During the unprecedented crisis, the company is counting on a strong order backlog and programme visibility. The company has strong growth prospects and has a good financial performance. The Order intake in 2019 by the company stood at £18.4 billion. The company has £45.4 billion worth of pending orders.

As per IFRS, the company’s revenue was up by 7 per cent to £1.5 billion in 2019. The operating profit of the company was up by £294 million to £1,899 million during the period, while the company’s annual dividend stood at 23.2 pence per share in 2019.

Recently, BAE Systems made a significant contribution to the nation by participating in manufacturing ventilators for the NHS to treat Covid-19 patients.

On 26th May 2020, while writing at GMT 11:11 AM, BAE Systems shares traded at GBX 506.20, up by 2.53 per cent from previous day’s price level. The stock seems to be undervalued as it has a much lower PE multiple of 11x in comparison to the sector which has a P/E multiple of around 15x. The stock created a bottom of GBX 428.60 on 23rd March when the Covid-19 induced lockdown was enforced. However afterwards, it recovered, and since then, the stock has given a double-digit return of 15.19 per cent.

Business overview: BAE Systems Plc

BAE Systems Plc (LON: BA.) is a United Kingdom-headquartered global defence, aerospace, and security company with operations primarily in the US, UK, Saudi Arabia, and Australia. The company employs around more than 80 thousand people around the world and delivers a broad range of advanced defence technologies that cover a plethora of applications. The company’s business is differentiated in five operating segments: Platforms & Services (US), Maritime, Cyber & Intelligence, Air, and Electronic Systems.

Whitbread Plc

Whitbread Plc, the travel & leisure company, seems to have suffered a lot amid the crisis caused by the pandemic. With people being asked to stay indoors, the sustainability of the business model has been a challenge. Moreover, as the UK prepares for ease in lockdown, the industry has been put at the bottom of the charts.

Even if they gradually start operating post the removal of the lockdown, the company is likely to face certain challenges. Firstly, the company needs to convince the customer regarding safety and regain their confidence. Secondly, it needs to be seen how the industry shapes up as social distancing is going to be the new way of life.

Whitbread Plc: FY20 Business highlights

The company to shore up finances, has issued rights to its shareholders for raising £1 billion. The initiative would bolster its strategic initiatives in the UK and Germany amid the current crisis. The Premier Inn hotel chain owner’s revenue was up by 1.1 per cent to £2.1 billion. Amid a weak travel market, and rising costs, the company’s Underlying pre-tax profit fell by 8.2 per cent to £358 million.
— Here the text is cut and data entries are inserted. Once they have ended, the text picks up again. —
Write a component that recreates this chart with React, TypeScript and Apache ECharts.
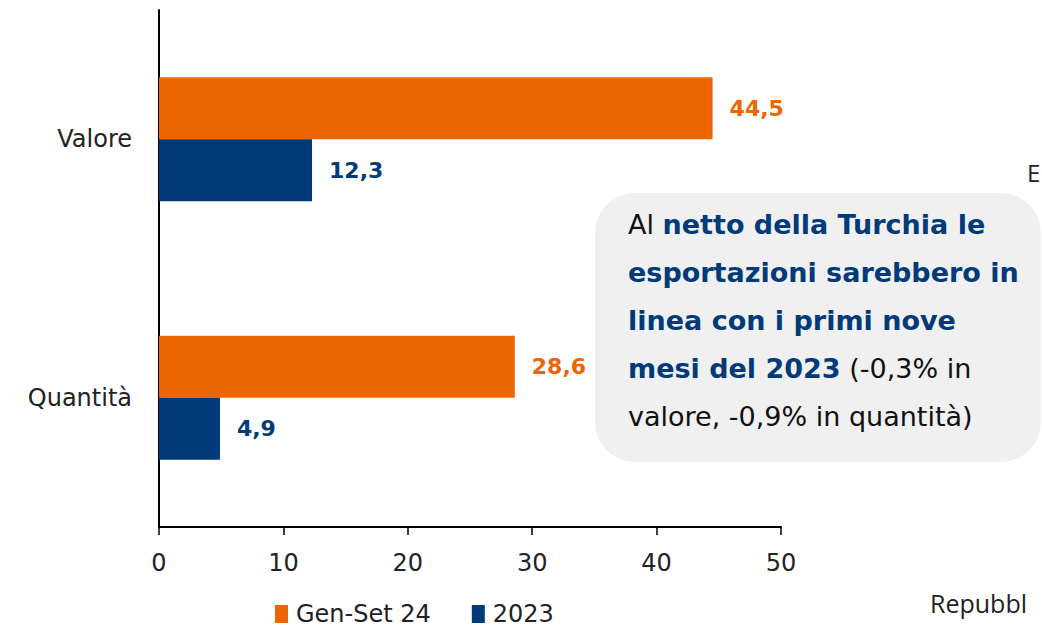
import React, { useEffect, useRef } from "react";
import * as echarts from "echarts";

const categories = ["Valore", "Quantità"];
const seriesNames = ["Gen-Set 24", "2023"];
const genSet24 = [44.5, 28.6];
const y2023 = [12.3, 4.9];
const xTicks = { min: 0, max: 50, interval: 10 };

const ORANGE = "#EC6500";
const BLUE = "#003A78";
const FONT = "'DejaVu Sans', sans-serif";

export default function App() {
  const ref = useRef<HTMLDivElement>(null);
  useEffect(() => {
    if (!ref.current) return;
    const chart = echarts.init(ref.current, null, { renderer: "svg" });
    const fmt = (p: any) => String(p.value).replace(".", ",");
    chart.setOption({
      animation: false,
      textStyle: { fontFamily: FONT },
      grid: { left: 159, right: 261, top: 10, bottom: 104 },
      legend: {
        data: seriesNames,
        left: 270,
        top: 597,
        itemWidth: 13,
        itemHeight: 18,
        itemGap: 41,
        icon: "rect",
        textStyle: { fontFamily: FONT, fontSize: 24, color: "#222", padding: [0, 0, 0, 3] },
      },
      xAxis: {
        type: "value",
        min: xTicks.min,
        max: xTicks.max,
        interval: xTicks.interval,
        splitLine: { show: false },
        axisLine: { show: true, lineStyle: { color: "#000", width: 2 } },
        axisTick: { show: true, length: 8, lineStyle: { color: "#000", width: 1.5 } },
        axisLabel: { fontSize: 24, color: "#222", margin: 24, fontFamily: FONT },
      },
      yAxis: {
        type: "category",
        data: categories,
        inverse: true,
        axisLine: { show: true, lineStyle: { color: "#000", width: 2 } },
        axisTick: { show: false },
        axisLabel: { fontSize: 24, color: "#222", margin: 27, fontFamily: FONT },
      },
      series: [
        {
          name: seriesNames[0],
          type: "bar",
          data: genSet24,
          itemStyle: { color: ORANGE },
          barGap: "0%",
          barCategoryGap: "52%",
          label: {
            show: true,
            position: "right",
            distance: 17,
            formatter: fmt,
            fontSize: 22,
            fontWeight: "bold",
            color: ORANGE,
            fontFamily: FONT,
          },
        },
        {
          name: seriesNames[1],
          type: "bar",
          data: y2023,
          itemStyle: { color: BLUE },
          barGap: "0%",
          barCategoryGap: "52%",
          label: {
            show: true,
            position: "right",
            distance: 17,
            formatter: fmt,
            fontSize: 22,
            fontWeight: "bold",
            color: BLUE,
            fontFamily: FONT,
          },
        },
      ],
      graphic: [
        {
          type: "rect",
          shape: { x: 595, y: 193, width: 446, height: 269, r: 40 },
          style: { fill: "#F0F0F0" },
          z: 10,
        },
        {
          type: "text",
          x: 628,
          y: 200,
          z: 11,
          style: {
            text:
              "{n|Al }{b|netto della Turchia le}\n{b|esportazioni sarebbero in}\n{b|linea con i primi nove}\n{b|mesi del 2023} {n|(-0,3% in}\n{n|valore, -0,9% in quantità)}",
            fontFamily: FONT,
            fontSize: 27,
            lineHeight: 48,
            rich: {
              n: { fontFamily: FONT, fontSize: 27, lineHeight: 48, fill: "#111", color: "#111" },
              b: {
                fontFamily: FONT,
                fontSize: 27,
                lineHeight: 48,
                fill: BLUE,
                color: BLUE,
                fontWeight: "bold",
              },
            },
          },
        },
        {
          type: "text",
          x: 1027,
          y: 160,
          style: { text: "E", fontFamily: "'Open Sans', sans-serif", fontSize: 24, fill: "#222" },
        },
        {
          type: "text",
          x: 930,
          y: 590,
          style: { text: "Repubbl", fontFamily: "'Open Sans', sans-serif", fontSize: 25, fill: "#222" },
        },
      ],
    });
    return () => chart.dispose();
  }, []);
  return (
    <div
      ref={ref}
      style={{ position: "fixed", left: 0, top: 0, width: 1042, height: 631, background: "#fff" }}
    />
  );
}
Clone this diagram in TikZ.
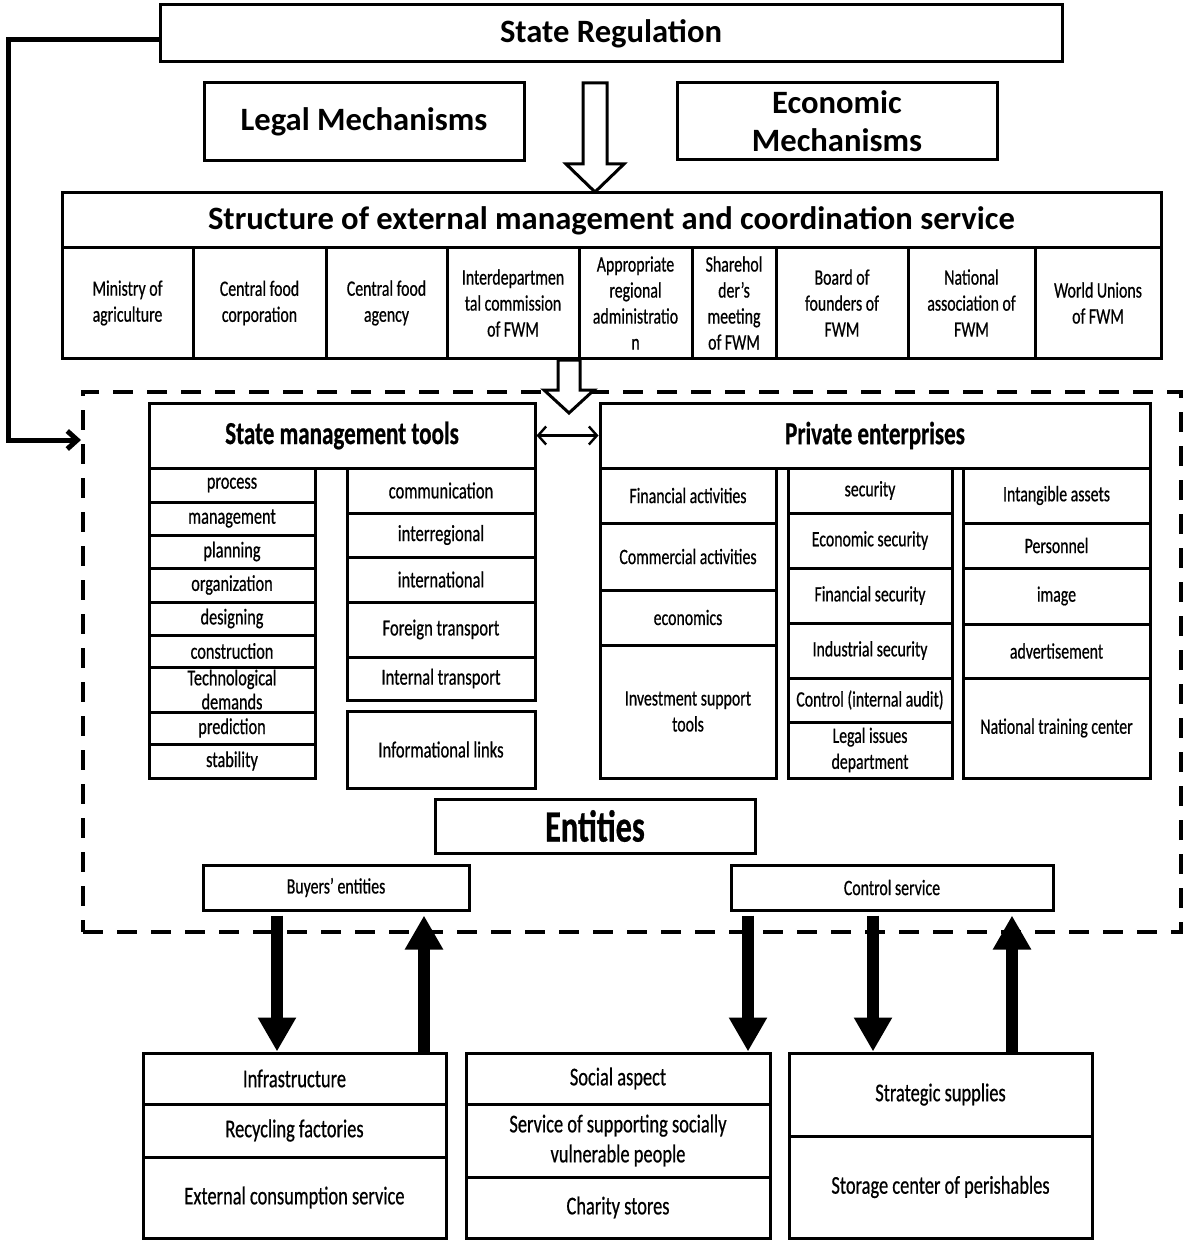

On 26th May 2020, while writing at GMT 11:42 AM, Whitbread Plc shares traded at GBX 2,516, down by 3.16 per cent from previous day price level. The stock seems to be a bit cheaper in comparison to the sector. The stock created a bottom of GBX 1,551.14 on 19th March, when the fear of Covid-19 engulfed the market. Since then, the stock has given a double-digit return of 62.20 per cent.

Business overview: Whitbread Plc

Whitbread Plc (LON: WTB) is a Dunstable, the United Kingdom-headquartered leading hotel operator in the country, which is the owner and operator of Premier Inn. It is one of the most successful hospitality brands in the United Kingdom. The company aims to be the best budget hotel business in the world, and along with hotels in the Middle East, and Germany, it owns and operates more than thousand hotels and restaurants across the UK. The group is able to offer high-quality rooms in great locations and great customer value, along with a good return on capital, and operates a unique joint site model, which means that more than half of its hotels are located alongside its own restaurant brands.